Leicester’s Bobby Roberts equalised almost immediately and with four minutes left, Dave Gibson scored the home team’s winner after referee Dick Windle allowed play to continue having appeared ready to blow for handball against Leicester. Newman recalls, ‘The League Cup run was great fun and we had some super games. We were a couple of minutes away against Leicester and should have won up there. We were the better team for a long while but couldn’t quite hold on. I can remember Malcolm getting on the coach and he was sick about the result because of how well the team had played.’

Having lost again at Leicester 5–0 in the FA Cup, Plymouth were unable to overturn the one-goal deficit in the second leg of their League Cup tie.

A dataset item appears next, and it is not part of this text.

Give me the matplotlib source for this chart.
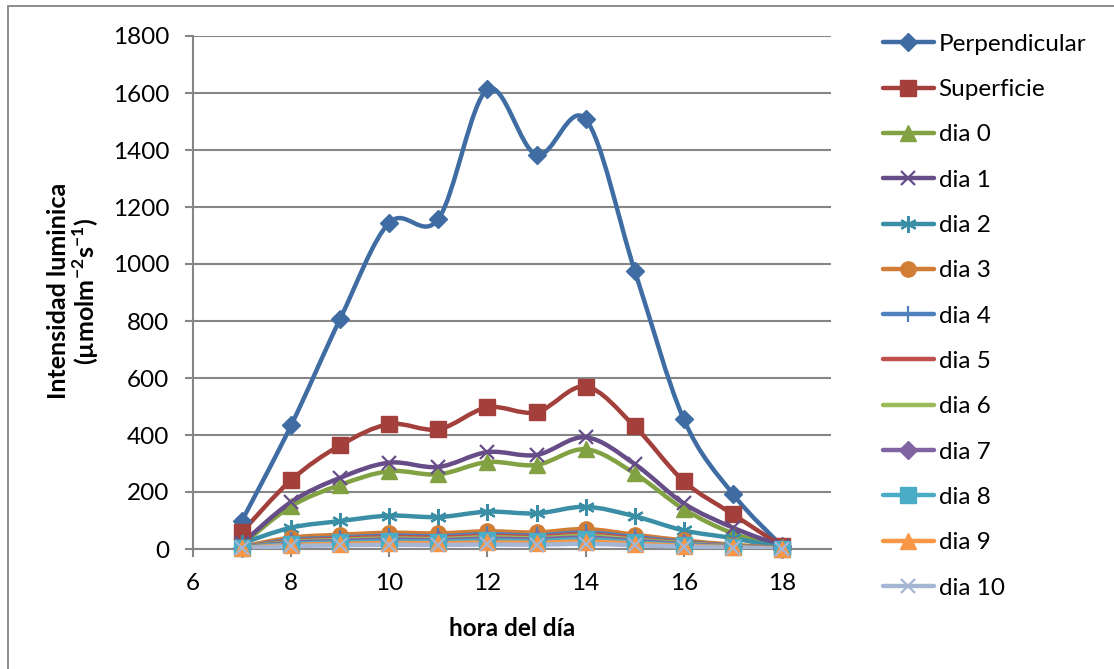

The First Division side’s methodical defence was too strong and their first-half goal was the only one of the game. ‘I’m bitterly disappointed,’ said Allison. ‘We lacked experience but Leicester played well defensively.’

From defeat against Leicester, Argyle’s season proceeded to fizzle out. Their League form had already been dipping and a 3–1 win at Middlesbrough was their first victory in nine games. The broken leg suffered by top scorer Lord just before the New Year hit them hard after he had scored 16 goals in 28 games. ‘We just didn’t have quite enough player-wise to finish it off,’ says Newman. ‘We didn’t have the finance. You get yourself to a position where you think, “If we could just get a couple of players in now it would make a difference.” Mal tried his hardest but it didn’t quite come off.’